When New Zealand’s Agriculture, Biosecurity and Rural Communities Minister Damien O’Connor met with his new Australian counterpart yesterday, the subject of biosecurity was top of their agenda.
Both National and ACT rejected the plan to ban the export of live animals.
This follows a divided select committee report on whether the bill should be passed or not. O'Connor drew up the bill to ban live animal export by sea following the sinking of the Gulf Livestock 1 in 2020, which saw the deaths of 41 sailors and 6,000 cattle. It failed to win the full support of Parliament's Primary Production Select Committee.
"The Primary Production Committee has examined the Animal Welfare Amendment Bill," its report said. "The votes were tied, and we were unable to agree on whether the bill should be passed.
However, with the Government's support, it is expected the bill will pass through Parliament - where Labour has an outright majority.
National and ACT registered opposing views to their Labour colleagues over the bill, mainly related to its economic impact.
"It is the view of National Party committee members the projected economic loss caused by such a ban has been grossly underestimated, and that rural communities across New Zealand will be detrimentally affected by both job and revenue loss," they wrote in its dissenting view.
National suggested that the Ministry for Primary Industries (MPI) should instead "take a leadership role in setting and maintaining world-leading compliance standards".
ACT member Mark Cameron agreed, saying New Zealand should develop a "'gold standard' approach for our livestock export industry".
Labour members conceded that there were economic impacts of the legislation, saying the committee was advised "livestock export contributes $261 million to New Zealand's economy annually".
They were also not swayed by the views of submitter who warned the ban could lead to an increase in the annual slaughter of 1.8 million bobby calves, which could be sent overseas.
"The slaughter of bobby calves is wasteful compared to their use as breeding stock overseas," the report says. "Submitters said that the ban could potentially add around 130,000 more."

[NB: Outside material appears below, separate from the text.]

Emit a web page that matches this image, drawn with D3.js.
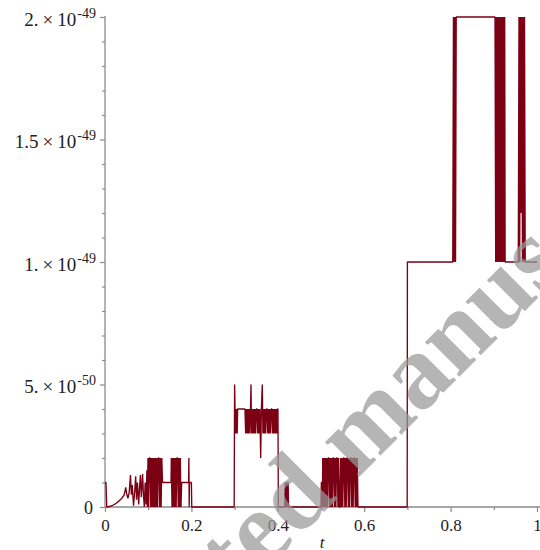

There were also differing views on whether banning live exports would improve New Zealand's reputation.
In fact, some submitters argued that a ban could be reputationally damaging to NZ.
"Banning livestock export would undermine New Zealand's reputation as a well-managed agricultural economy and transparent trading partner," the report said.
The bill will now go back to Parliament where it is expected to be passed, then the ban would be put in place in April next year.